Integrated Design and Optimization of Water-Energy Nexus: Combining Wastewater Treatment and Energy System

Designing more sustainable urban infrastructure is an essential topic in practice and research. While many have tried to address this challenge by focusing on sustainability of either supply or demand in a single infrastructure system, few studies have integrated the decisions for both supply and demand across several infrastructure. This paper proposes a novel method to design and optimize the hourly demand and supply of integrated energy and water system in an urban district for environmental and economic sustainability. This modular framework concurrently designs the optimal building mix of an urban district and the systems supplying the district with wastewater treatment, cooling, heating, and electricity. The model is tested on a sample neighborhood from San Francisco, California, with 21 building prototypes, 32 combined heating and power engines, 16 chillers, and 3 wastewater treatment systems (a central treatment plant and two decentralized membrane-based systems).
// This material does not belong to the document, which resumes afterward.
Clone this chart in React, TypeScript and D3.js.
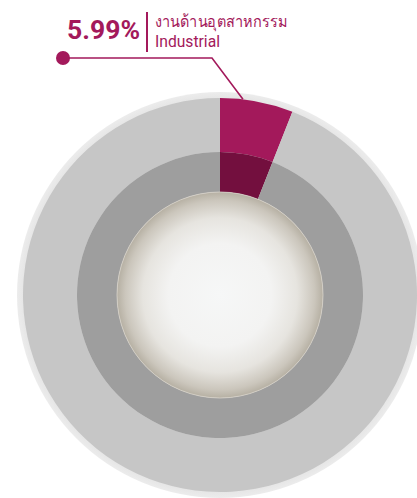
import React from "react";
import * as d3 from "d3";

const categories = ["งานด้านอุตสาหกรรม", "อื่นๆ"];
const categoriesEn = ["Industrial", "Other"];
const values = [5.99, 94.01];
const valueLabel = "5.99%";

const W = 417;
const H = 498;
const cx = 220;
const cy = 295;

export default function App() {
  const pie = d3.pie<number>().sort(null).value((d) => d)(values);
  const outerArc = d3.arc<d3.PieArcDatum<number>>().innerRadius(143).outerRadius(197);
  const innerArc = d3.arc<d3.PieArcDatum<number>>().innerRadius(103).outerRadius(143);
  const outerColors = ["#A3195B", "#C6C6C6"];
  const innerColors = ["#730F3E", "#9E9E9E"];

  const a0 = pie[0].startAngle + (pie[0].endAngle - pie[0].startAngle) * 0.31;
  const endX = cx + 197 * Math.sin(a0);
  const endY = cy - 197 * Math.cos(a0);
  const elbowX = 212;
  const elbowY = 58;
  const dotX = 63;

  return (
    <svg
      width={W}
      height={H}
      style={{ position: "fixed", left: 0, top: 0, display: "block", background: "#ffffff" }}
    >
      <defs>
        <radialGradient id="ringGrad" cx="50%" cy="50%" r="50%">
          <stop offset="0.94" stopColor="#DCDCDC" />
          <stop offset="0.97" stopColor="#E6E6E6" />
          <stop offset="1" stopColor="#ECECEC" />
        </radialGradient>
        <radialGradient id="centerGrad" cx="50%" cy="50%" r="50%">
          <stop offset="0" stopColor="#F6F7F7" />
          <stop offset="0.5" stopColor="#F3F3F2" />
          <stop offset="0.75" stopColor="#E6E4DF" />
          <stop offset="0.92" stopColor="#CBC6BC" />
          <stop offset="1" stopColor="#B6B0A3" />
        </radialGradient>
      </defs>
      <circle cx={cx} cy={cy} r={203} fill="url(#ringGrad)" />
      <g transform={`translate(${cx},${cy})`}>
        {pie.map((d, i) => (
          <path key={"o" + i} d={outerArc(d) || ""} fill={outerColors[i]} />
        ))}
        {pie.map((d, i) => (
          <path key={"i" + i} d={innerArc(d) || ""} fill={innerColors[i]} />
        ))}
        <circle r={103} fill="url(#centerGrad)" stroke="#D8D3CA" strokeWidth={0.8} />
      </g>
      <polyline
        points={`${dotX},${elbowY} ${elbowX},${elbowY} ${endX},${endY}`}
        fill="none"
        stroke="#A3195B"
        strokeWidth={1.6}
      />
      <circle cx={dotX} cy={elbowY} r={7} fill="#A3195B" />
      <text
        x={67}
        y={39}
        fontFamily="Roboto, 'Liberation Sans', sans-serif"
        fontWeight={700}
        fontSize={26}
        fill="#A3195B"
        textLength={73}
        lengthAdjust="spacingAndGlyphs"
      >
        {valueLabel}
      </text>
      <rect x={146} y={12} width={2} height={40} fill="#A3195B" />
      <text
        x={155}
        y={26.5}
        fontFamily="'Noto Sans', 'DejaVu Sans', sans-serif"
        fontSize={16}
        fill="#A3195B"
        textLength={133}
        lengthAdjust="spacingAndGlyphs"
      >
        {categories[0]}
      </text>
      <text
        x={155}
        y={46.5}
        fontFamily="Roboto, 'Liberation Sans', sans-serif"
        fontSize={17}
        fill="#A3195B"
        textLength={65}
        lengthAdjust="spacingAndGlyphs"
      >
        {categoriesEn[0]}
      </text>
    </svg>
  );
}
The results of this study show that the median values of normalized life-cycle cost, social cost of carbon, annual energy demand, and annual wastewater production of the integrated designs of water-energy system are, respectively, 20, 75, 8, and 20% lower than those of the traditional segregated designs. The results also demonstrate the economic and environmental viability of using decentralized advanced treatment in urban areas when energy system, wastewater treatment, and building mix are designed together.